Когда родитель утомлялся, учитель брал в руки розги, и удовольствие его доходило до высшей степени, когда мальчишка ёрзал и вопил под его руками, а на теле так и врезывались новые следы озлобленной порки. Но, как ни интенсивны были эти удовольствия, пытки иного рода, истязания душевные, доставляли гораздо более удовольствия освирепелым педагогам. Тем более что эти пытки соединялись в большей или меньшей степени с телесными истязаниями.
2 февраля 1892 года.
В основе незавершенного очерка «Клевета» (между 1889 и 1892)[123] — история двойного самоубийства. Пятнадцатилетний подросток Миша Лейн внезапно простудился и тяжело заболел. Больного мальчика, живущего вдали от родных и нуждающегося в уходе, приютил молодой преподаватель учительской семинарии. Городские мещане позавидовали Мише и распустили по городу слухи о том, что он взят на содержание развратным учителем.
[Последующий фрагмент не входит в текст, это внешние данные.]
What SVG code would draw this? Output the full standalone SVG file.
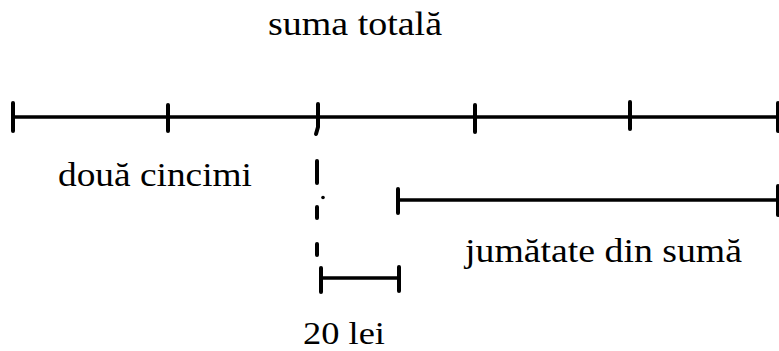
<svg xmlns="http://www.w3.org/2000/svg" width="779" height="351" viewBox="0 0 779 351">
<style>
.ln{stroke:#000;stroke-width:3.5;fill:none;stroke-linecap:round}
.tk{stroke:#000;stroke-width:4;fill:none;stroke-linecap:round}
.t{font-size:33px;fill:#000}
</style>
<rect width="779" height="351" fill="#fff"/>
<g id="label-total"><text class="t" font-family="Liberation Serif, serif" x="268" y="35" textLength="174" lengthAdjust="spacingAndGlyphs">suma totală</text></g>
<g id="main-line">
<line class="ln" x1="13" y1="117" x2="779" y2="117"/>
<line class="tk" x1="13" y1="103" x2="13" y2="131"/>
<line class="tk" x1="168" y1="105" x2="168" y2="131"/>
<path class="tk" d="M318 104 L318 127 L316 134"/>
<line class="tk" x1="475" y1="105" x2="475" y2="132"/>
<line class="tk" x1="630" y1="102" x2="630" y2="129"/>
<line class="tk" x1="778" y1="103" x2="778" y2="131"/>
</g>
<g id="label-two-fifths"><text class="t" font-family="Liberation Serif, serif" x="58" y="186" textLength="194" lengthAdjust="spacingAndGlyphs">două cincimi</text></g>
<g id="connectors">
<line class="tk" x1="317" y1="161" x2="317" y2="183"/>
<circle cx="323" cy="197.5" r="1.8" fill="#000"/>
<line class="tk" x1="317" y1="207" x2="317" y2="218"/>
<line class="tk" x1="317" y1="244" x2="317" y2="255"/>
</g>
<g id="half-segment">
<line class="ln" x1="398" y1="200" x2="778" y2="200"/>
<line class="tk" x1="398" y1="189" x2="398" y2="213"/>
<line class="tk" x1="778" y1="186" x2="778" y2="215"/>
</g>
<g id="label-half"><text class="t" font-family="Liberation Serif, serif" x="465" y="262" textLength="277" lengthAdjust="spacingAndGlyphs">jumătate din sumă</text></g>
<g id="small-segment">
<line class="ln" x1="321" y1="278" x2="399" y2="278"/>
<line class="tk" x1="321" y1="268" x2="321" y2="292"/>
<line class="tk" x1="399" y1="267" x2="399" y2="291"/>
</g>
<g id="label-20"><text class="t" font-family="Liberation Serif, serif" x="303" y="344" textLength="82" lengthAdjust="spacingAndGlyphs" style="font-size:32px">20 lei</text></g>
</svg>
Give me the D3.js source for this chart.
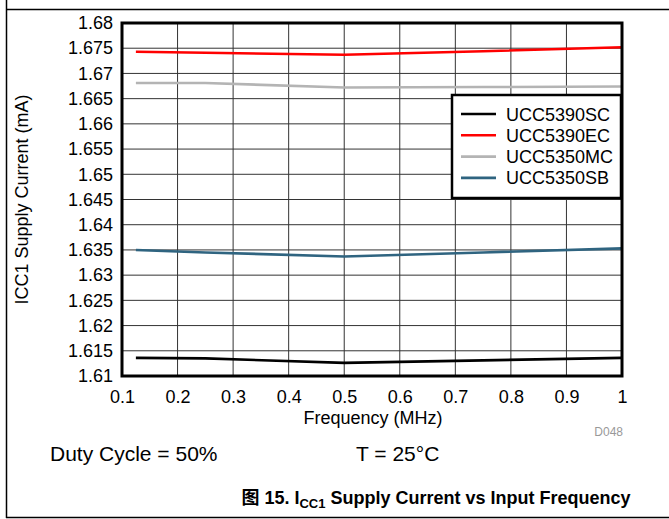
<!DOCTYPE html>
<html><head><meta charset="utf-8">
<script src="https://cdn.jsdelivr.net/npm/d3@7"></script>
<style>body{margin:0;background:#fff}svg{display:block}text{font-family:"Liberation Sans",Arial,sans-serif}</style>
</head><body><svg id="c" width="669" height="519"></svg>
<script>
const freq = [0.125, 0.25, 0.5, 0.75, 1.0];
const seriesNames = ["UCC5390SC", "UCC5390EC", "UCC5350MC", "UCC5350SB"];
const ucc5390sc = [1.6136, 1.6135, 1.6126, 1.6131, 1.6136];
const ucc5390ec = [1.6743, 1.6741, 1.6737, 1.6744, 1.6752];
const ucc5350mc = [1.6681, 1.6681, 1.6672, 1.6673, 1.6674];
const ucc5350sb = [1.6350, 1.6345, 1.6337, 1.6345, 1.6353];
const colors = ["#000000", "#ff0000", "#b4b4b4", "#2f6480"];
const xTicks = [0.1,0.2,0.3,0.4,0.5,0.6,0.7,0.8,0.9,1];
const yTicks = [1.61,1.615,1.62,1.625,1.63,1.635,1.64,1.645,1.65,1.655,1.66,1.665,1.67,1.675,1.68];
const xTickLabels = ["0.1","0.2","0.3","0.4","0.5","0.6","0.7","0.8","0.9","1"];
const yTickLabels = ["1.61","1.615","1.62","1.625","1.63","1.635","1.64","1.645","1.65","1.655","1.66","1.665","1.67","1.675","1.68"];
const allSeries = [ucc5390sc, ucc5390ec, ucc5350mc, ucc5350sb];

const svg = d3.select("#c");
const L = 122, R = 622, T = 23, B = 376;
const x = d3.scaleLinear().domain([0.1, 1]).range([L, R]);
const y = d3.scaleLinear().domain([1.61, 1.68]).range([B, T]);

// outer frame
svg.append("line").attr("x1",6.5).attr("x2",6.5).attr("y1",0).attr("y2",518).attr("stroke","#000").attr("stroke-width",1.5);
svg.append("line").attr("x1",6).attr("x2",669).attr("y1",9.5).attr("y2",9.5).attr("stroke","#000").attr("stroke-width",1.5);
svg.append("line").attr("x1",6).attr("x2",669).attr("y1",517.5).attr("y2",517.5).attr("stroke","#000").attr("stroke-width",1.5);

// grid
const g = svg.append("g");
g.selectAll(".vg").data(xTicks).join("line")
  .attr("x1",d=>x(d)).attr("x2",d=>x(d)).attr("y1",T).attr("y2",B)
  .attr("stroke","#333").attr("stroke-width",1);
g.selectAll(".hg").data(yTicks).join("line")
  .attr("x1",L).attr("x2",R).attr("y1",d=>y(d)).attr("y2",d=>y(d))
  .attr("stroke","#333").attr("stroke-width",1);

// axes labels via d3 axes
const xAxis = d3.axisBottom(x).tickValues(xTicks).tickFormat((d,i)=>xTickLabels[i]).tickSize(0).tickPadding(14);
const xa = svg.append("g").attr("transform",`translate(0,${B})`).call(xAxis);
xa.select(".domain").remove();
xa.selectAll("text").attr("font-size","18px").attr("fill","#000").attr("font-family","Liberation Sans, Arial, sans-serif");

const yAxis = d3.axisLeft(y).tickValues(yTicks).tickFormat((d,i)=>yTickLabels[i]).tickSize(0).tickPadding(9);
const ya = svg.append("g").attr("transform",`translate(${L},0)`).call(yAxis);
ya.select(".domain").remove();
ya.selectAll("text").attr("font-size","18px").attr("fill","#000").attr("font-family","Liberation Sans, Arial, sans-serif");

// lines
const line = d3.line().x((d,i)=>x(freq[i])).y(d=>y(d));
allSeries.forEach((s,k)=>{
  svg.append("path").datum(s).attr("d",line).attr("fill","none")
    .attr("stroke",colors[k]).attr("stroke-width",2.6).attr("stroke-linejoin","round");
});

// plot border
svg.append("rect").attr("x",L).attr("y",T).attr("width",R-L).attr("height",B-T)
  .attr("fill","none").attr("stroke","#000").attr("stroke-width",3);

// legend
const lg = svg.append("g");
lg.append("rect").attr("x",452).attr("y",95).attr("width",169).attr("height",103)
  .attr("fill","#fff").attr("stroke","#000").attr("stroke-width",2.5);
seriesNames.forEach((n,k)=>{
  const yy = 114 + k*21.3;
  lg.append("line").attr("x1",461).attr("x2",496).attr("y1",yy).attr("y2",yy).attr("stroke",colors[k]).attr("stroke-width",2.6);
  lg.append("text").attr("x",506).attr("y",yy+6.5).attr("font-size","18px").text(n);
});

// axis titles
svg.append("text").attr("x",373).attr("y",424).attr("text-anchor","middle").attr("font-size","18px").text("Frequency (MHz)");
svg.append("text").attr("transform",`translate(28,${(T+B)/2}) rotate(-90)`).attr("text-anchor","middle").attr("font-size","18px").text("ICC1 Supply Current (mA)");
svg.append("text").attr("x",623).attr("y",436).attr("text-anchor","end").attr("font-size","12px").attr("fill","#999").text("D048");

svg.append("text").attr("x",50).attr("y",461).attr("font-size","21px").text("Duty Cycle = 50%");
svg.append("text").attr("x",356).attr("y",461).attr("font-size","21px").text("T = 25°C");

const t = svg.append("text").attr("x",436).attr("y",504).attr("text-anchor","middle").attr("font-size","18px").attr("font-weight","bold");
t.append("tspan").attr("font-family","Noto Sans CJK SC").text("图");
t.append("tspan").text(" 15. I");
t.append("tspan").attr("font-size","13px").attr("dy",4).text("CC1");
t.append("tspan").attr("dy",-4).text(" Supply Current vs Input Frequency");
</script></body></html>
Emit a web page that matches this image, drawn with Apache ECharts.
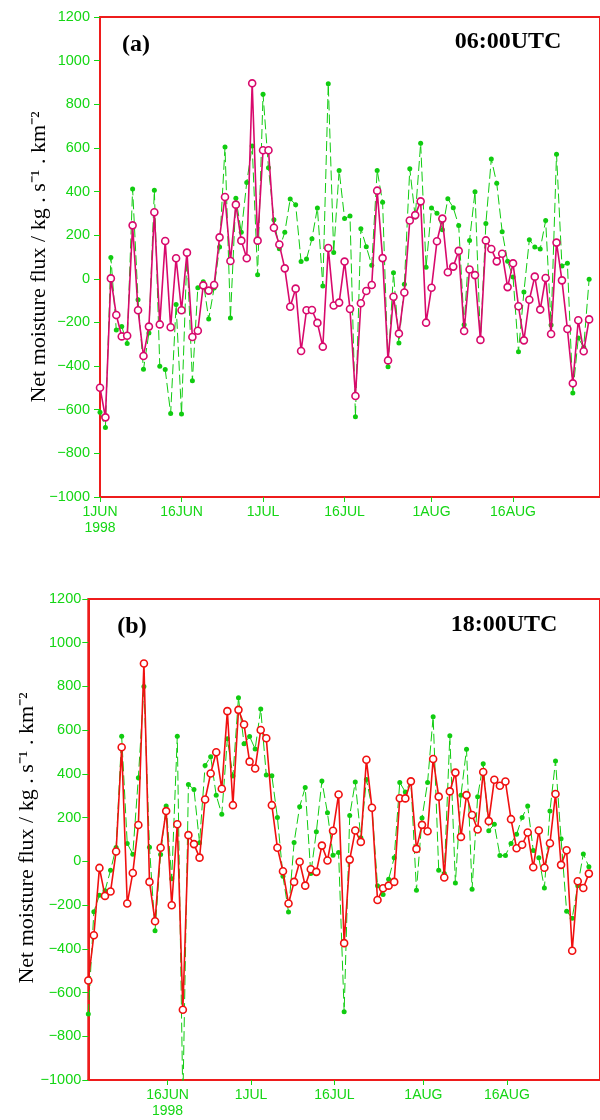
<!DOCTYPE html>
<html>
<head>
<meta charset="utf-8">
<script src="https://cdn.jsdelivr.net/npm/echarts@6/dist/echarts.min.js"></script>
<style>
html,body{margin:0;padding:0;background:#fff;}
#chart{width:600px;height:1120px;}
</style>
</head>
<body>
<div id="chart"></div>
<script>
// ---- Data (days since 1 June 1998) ----
// Panel (a) 06:00UTC
const a06Main = [-499,-635,2,-166,-264,-261,245,-144,-354,-219,
  305,-209,173,-222,94,-144,120,-267,-238,-30,
  -54,-28,190,375,82,340,175,94,896,175,
  589,589,234,157,48,-128,-45,-331,-144,-143,
  -202,-311,141,-122,-109,79,-138,-537,-112,-56,
  -28,404,95,-374,-82,-251,-63,267,292,355,
  -201,-41,172,276,30,56,128,-239,43,17,
  -280,176,137,80,115,-38,71,-126,-282,-96,
  10,-141,4,-253,166,-7,-230,-479,-190,-332,-186];
const a06Green = [-612,-681,98,-235,-219,-296,412,-96,-415,-248,
  406,-401,-416,-617,-118,-620,115,-467,-41,-13,
  -184,-42,146,604,-180,369,213,442,609,19,
  846,509,271,138,213,366,340,79,91,184,
  325,-33,894,121,497,277,288,-632,230,147,
  62,497,351,-403,28,-294,-25,505,283,621,
  53,325,300,225,367,326,244,-210,176,399,
  -282,253,549,438,216,80,8,-334,-60,179,
  146,137,267,-212,571,59,71,-523,-271,-314,-2];
// Panel (b) 18:00UTC
const b18Main = [-545,-338,-30,-158,-138,45,522,-193,-53,166,
  905,-94,-274,62,230,-201,170,-679,120,79,
  17,283,402,499,332,687,257,693,626,456,
  425,601,563,257,62,-45,-193,-94,-2,-111,
  -36,-48,72,4,140,306,-374,8,141,89,
  465,245,-177,-123,-111,-94,289,288,366,57,
  167,138,468,296,-74,320,406,112,303,212,
  146,409,184,373,346,365,193,60,76,132,
  -27,141,-29,83,308,-16,51,-409,-91,-122,-56];
const b18Green = [-698,-230,-155,-134,-41,63,572,82,33,383,
  800,65,-317,31,253,-80,572,-1100,351,329,
  85,438,479,302,215,561,390,748,538,571,
  514,697,395,392,201,-68,-232,86,250,338,
  -56,135,367,222,28,40,-688,210,363,108,
  375,248,-111,-152,-82,17,361,317,367,-132,
  198,361,662,-41,-56,574,-99,302,513,-128,
  296,447,140,170,27,27,82,124,201,253,
  50,16,-122,230,459,103,-228,-260,-111,34,-25];
// tick positions (day index) and labels
const tickDaysA = [0, 15, 30, 45, 61, 76];
const tickLabelsA = ['1JUN\n1998', '16JUN', '1JUL', '16JUL', '1AUG', '16AUG'];
const tickDaysB = [15, 30, 45, 61, 76];
const tickLabelsB = ['16JUN\n1998', '1JUL', '16JUL', '1AUG', '16AUG'];

const GREEN = '#10cc10';
const LBL = '#14d614';
const MAG = '#d8096c';
const RED = '#f01010';
const BORDER = '#ee1c1c';
const tickFont = "'Liberation Sans',Arial,sans-serif";

function toXY(arr, offset) { return arr.map((v, i) => [i + offset, v]); }
function labelFor(days, labels) {
  return v => { const i = days.indexOf(Math.round(v * 100) / 100); return i >= 0 ? labels[i] : ''; };
}
function yFmt(v) { return v < 0 ? '\u2212' + Math.abs(v) : String(v); }

function xAxis(idx, min, max, days, labels) {
  return {
    type: 'value', gridIndex: idx, min: min, max: max,
    axisLine: { show: true, onZero: false, lineStyle: { color: BORDER, width: 2 } },
    splitLine: { show: false },
    axisTick: { show: true, inside: false, length: 5, customValues: days, lineStyle: { color: LBL, width: 1 } },
    axisLabel: { show: true, customValues: days, formatter: labelFor(days, labels),
      color: LBL, fontFamily: tickFont, fontSize: 14, lineHeight: 16, margin: 7 }
  };
}
function yAxis(idx, margin) {
  return {
    type: 'value', gridIndex: idx, min: -1000, max: 1200, interval: 200,
    axisLine: { show: true, onZero: false, lineStyle: { color: BORDER, width: 2 } },
    splitLine: { show: false },
    axisTick: { show: true, length: 6, lineStyle: { color: LBL, width: 1 } },
    axisLabel: { color: LBL, fontFamily: tickFont, fontSize: 14.5, margin: margin, formatter: yFmt }
  };
}
function greenSeries(idx, data) {
  return { type: 'line', xAxisIndex: idx, yAxisIndex: idx, data: data, z: 2,
    symbol: 'circle', symbolSize: 5, clip: true,
    itemStyle: { color: GREEN },
    lineStyle: { color: GREEN, width: 1, type: [10, 4] } };
}
function mainSeries(idx, data, col) {
  return { type: 'line', xAxisIndex: idx, yAxisIndex: idx, data: data, z: 3,
    symbol: 'circle', symbolSize: 7, clip: true,
    itemStyle: { color: '#ffffff', borderColor: col, borderWidth: 1.6 },
    lineStyle: { color: col, width: 1.6 } };
}
const yName = 'Net moisture flux / kg . s\u207B\u00B9 . km\u207B\u00B2';
const titleFont = "bold 24px 'Liberation Serif','Times New Roman',serif";
const nameFont = "22px 'Liberation Serif','Times New Roman',serif";

const chart = echarts.init(document.getElementById('chart'), null, { renderer: 'canvas' });
chart.setOption({
  animation: false,
  backgroundColor: '#ffffff',
  grid: [
    { left: 100, top: 17, width: 510.4, height: 480, show: true, borderColor: BORDER, borderWidth: 2, backgroundColor: 'transparent' },
    { left: 88.3, top: 599, width: 523.5, height: 481, show: true, borderColor: BORDER, borderWidth: 2, backgroundColor: 'transparent' }
  ],
  xAxis: [ xAxis(0, 0, 92, tickDaysA, tickLabelsA), xAxis(1, 0.75, 92.75, tickDaysB, tickLabelsB) ],
  yAxis: [ yAxis(0, 10), yAxis(1, 7) ],
  series: [
    greenSeries(0, toXY(a06Green, 0)),
    mainSeries(0, toXY(a06Main, 0), MAG),
    greenSeries(1, toXY(b18Green, 0.75)),
    mainSeries(1, toXY(b18Main, 0.75), RED)
  ],
  graphic: [
    { type: 'text', x: 136, y: 45, z: 10, style: { text: '(a)', font: titleFont, fill: '#000', align: 'center', verticalAlign: 'middle' } },
    { type: 'text', x: 508, y: 42, z: 10, style: { text: '06:00UTC', font: titleFont, fill: '#000', align: 'center', verticalAlign: 'middle' } },
    { type: 'text', x: 132, y: 627, z: 10, style: { text: '(b)', font: titleFont, fill: '#000', align: 'center', verticalAlign: 'middle' } },
    { type: 'text', x: 504, y: 625, z: 10, style: { text: '18:00UTC', font: titleFont, fill: '#000', align: 'center', verticalAlign: 'middle' } },
    { type: 'text', x: 39, y: 257, rotation: Math.PI / 2, z: 10, style: { text: yName, font: nameFont, fill: '#000', align: 'center', verticalAlign: 'middle' } },
    { type: 'text', x: 27, y: 838, rotation: Math.PI / 2, z: 10, style: { text: yName, font: nameFont, fill: '#000', align: 'center', verticalAlign: 'middle' } }
  ]
});
</script>
</body>
</html>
Оклеветанный семинарист повесился в классе на школьной доске. После похорон воспитанника учитель застрелился. В предсмертной записке он писал другу: «Я недаром педагог, — я люблю детей, особенно мальчиков, особенно в школьном возрасте, и из них особенно тех, которые дисциплинированы школой, то есть я особенно люблю как раз таких детей, с которыми мне, по обязанности, приходится иметь дело. Казалось бы, наилучшие условия для успеха в деле. Увы! Горький опыт научил меня, что во многих случаях излишняя любовь к предметам своего труда большой порок!» (л. 126).